As Ana López notes, 'Mexican cinema became the great musical equalizer, regularly featuring and absorbing popular Latin American rhythms and performers, Argentine tangos (via Libertad Lamarque), Cuban rumbas (Ninón Sevilla, María Antonia Pons, Blanquita Amaro), sones (Rita Montaner), and later mambos, cha cha chas, and even sambas.' As a result, according to López, 'Mexican cinema outside the ranchera genre posited Latin American music and dance as general markers of a 'Latin-ness' increasingly dissociated from any national specific.' Again, it was radio that first picked up this cinematic trope and recirculated it across borders. Monsiváis sees radio, cinema, and sound recordings becoming complementary expressions of the same trans national aural identity during this period, 'Technology is fundamental to this process. The film and radio industries provide songs with landscapes that last. And radio, that most persuasive of media, chooses the voices and styles to be privileged, especially from 1930 onwards, after the establishment of the XEW radio station Empire.'
It was not the ranchera song, however, so deeply rooted in a Mexican cultural imaginary, but the hybridized bolero, that facilitated the development of the decade's transnational musical sound. As Monsiváis argues, before it became an industry, the bolero 'was a matter of collective creation.' Ethno-musicologists trace the diverse genealogy of the genre from its Spanish origins to its transformation into a Cuban musical and dance form, finally to its appropriation within Mexican cinema and radio.

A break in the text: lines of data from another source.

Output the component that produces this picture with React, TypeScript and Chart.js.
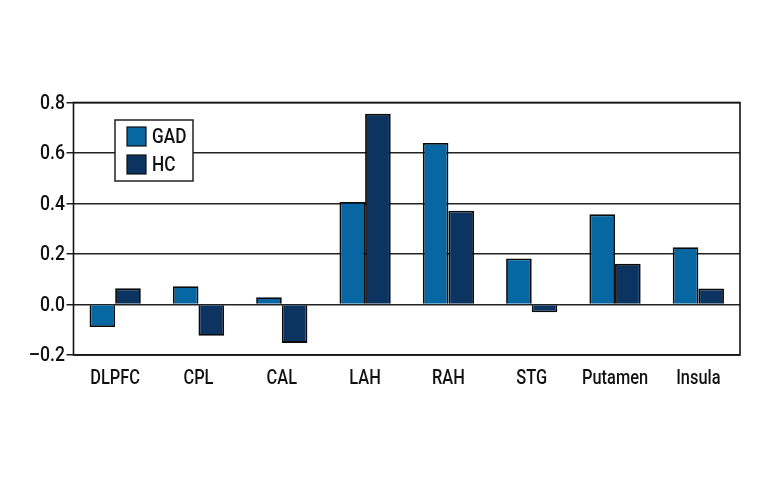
import React, { useEffect, useRef } from "react";
import { Chart, registerables } from "chart.js";

Chart.register(...registerables);

const categories = ["DLPFC", "CPL", "CAL", "LAH", "RAH", "STG", "Putamen", "Insula"];
const gadValues = [-0.089, 0.072, 0.029, 0.406, 0.64, 0.182, 0.357, 0.227];
const hcValues = [0.064, -0.124, -0.152, 0.755, 0.371, -0.031, 0.161, 0.063];
const seriesNames = ["GAD", "HC"];
const yMin = -0.2;
const yMax = 0.8;
const yStep = 0.2;

const FONT = '"Roboto", "Liberation Sans", sans-serif';
const GAD_COLOR = "#0767a2";
const HC_COLOR = "#0b3461";

const fmtY = (v: number) => {
  const n = Math.round(Number(v) * 10) / 10;
  const s = Math.abs(n).toFixed(1);
  return n < 0 ? "\u2013" + s : s;
};

function condensedText(ctx: any, text: string, x: number, y: number, align: "left" | "center" | "right", sx: number) {
  ctx.save();
  ctx.translate(x, y);
  ctx.scale(sx, 1);
  ctx.textAlign = align;
  ctx.fillText(text, 0, 0);
  ctx.restore();
}

const frameAndLegend = {
  id: "frameAndLegend",
  afterDraw(chart: any) {
    const { ctx, chartArea } = chart;
    ctx.save();
    ctx.strokeStyle = "#111";
    ctx.lineWidth = 1.6;
    ctx.strokeRect(chartArea.left, chartArea.top, chartArea.right - chartArea.left, chartArea.bottom - chartArea.top);

    // tick labels (condensed)
    ctx.fillStyle = "#111";
    ctx.textBaseline = "alphabetic";
    ctx.font = `500 21px ${FONT}`;
    const xs = chart.scales.x;
    (chart.data.labels as string[]).forEach((lab: string, i: number) => {
      condensedText(ctx, lab, xs.getPixelForValue(i), chartArea.bottom + 28.5, "center", 0.78);
    });
    const ys = chart.scales.y;
    ctx.textBaseline = "middle";
    ctx.font = `500 20px ${FONT}`;
    ys.ticks.forEach((t: any) => {
      condensedText(ctx, fmtY(t.value), chartArea.left - 8.5, ys.getPixelForValue(t.value) + 1, "right", 0.88);
    });

    // legend
    const lx = chartArea.left + 41.5;
    const ly = chartArea.top + 17.5;
    const w = 78;
    const h = 61;
    ctx.fillStyle = "#fff";
    ctx.fillRect(lx, ly, w, h);
    ctx.lineWidth = 1.5;
    ctx.strokeStyle = "#222";
    ctx.strokeRect(lx, ly, w, h);
    chart.data.datasets.forEach((ds: any, i: number) => {
      const sy = ly + 7 + i * 28;
      ctx.fillStyle = ds.backgroundColor;
      ctx.fillRect(lx + 12, sy, 19, 19);
      ctx.strokeStyle = "#111";
      ctx.lineWidth = 1.2;
      ctx.strokeRect(lx + 12, sy, 19, 19);
      ctx.fillStyle = "#111";
      ctx.font = `500 21px ${FONT}`;
      ctx.textBaseline = "middle";
      condensedText(ctx, ds.label, lx + 37, sy + 10.5, "left", 0.82);
    });
    ctx.restore();
  },
};

export default function App() {
  const ref = useRef<HTMLCanvasElement>(null);
  useEffect(() => {
    document.body.style.margin = "0";
    const chart = new Chart(ref.current!, {
      type: "bar",
      data: {
        labels: categories,
        datasets: [
          {
            label: seriesNames[0],
            data: gadValues,
            backgroundColor: GAD_COLOR,
            borderColor: "#0a0a0a",
            borderWidth: 1.8,
          },
          {
            label: seriesNames[1],
            data: hcValues,
            backgroundColor: HC_COLOR,
            borderColor: "#0a0a0a",
            borderWidth: 1.8,
          },
        ],
      },
      options: {
        animation: false,
        responsive: false,
        maintainAspectRatio: false,
        layout: { padding: { left: 0, right: 28, top: 102.5, bottom: 0 } },
        plugins: { legend: { display: false }, tooltip: { enabled: false } },
        datasets: { bar: { barPercentage: 1, categoryPercentage: 0.615 } },
        scales: {
          x: {
            grid: { display: false, drawTicks: false },
            border: { display: false },
            ticks: { color: "transparent", maxRotation: 0, autoSkip: false, font: { family: FONT, size: 12 } },
            afterFit: (s: any) => {
              s.height = 125;
            },
          },
          y: {
            min: yMin,
            max: yMax,
            grid: { color: "#222", lineWidth: 1.5, tickLength: 7, tickColor: "#222" },
            border: { display: false },
            ticks: {
              stepSize: yStep,
              color: "transparent",
              font: { family: FONT, size: 12 },
              callback: (v: any) => fmtY(v),
            },
            afterFit: (s: any) => {
              s.width = 73.5;
            },
          },
        },
      },
      plugins: [frameAndLegend],
    });
    return () => chart.destroy();
  }, []);
  return <canvas ref={ref} width={768} height={480} style={{ display: "block" }} />;
}
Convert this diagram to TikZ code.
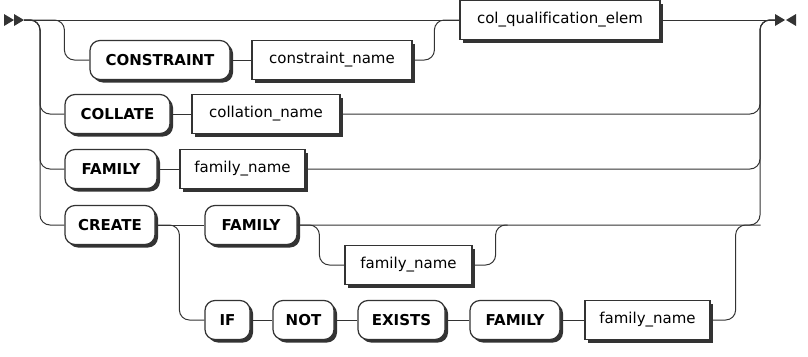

The rise of the bolero coincided historically with the emergence of sound-based technologies of mass media. The 'golden age' of bolero music, 1930–60, nearly perfectly coincides with the época de oro of Mexico's export film industry. As well, that epoch is marked by the emergence of Agustín Lara and concludes with the international careers of El trio Los Panchos, whose formulation of the Mexican bolero style was inherited from Lara and who, like Lara, first came to prominence in Mexico through their performances on XEW. Los Panchos appeared in sixteen films during the 1940s and 1950s."
In conclusion, the aural identity established through music has played a prominent role in Latin American film industry, paving the way for its actors to establish successful international careers.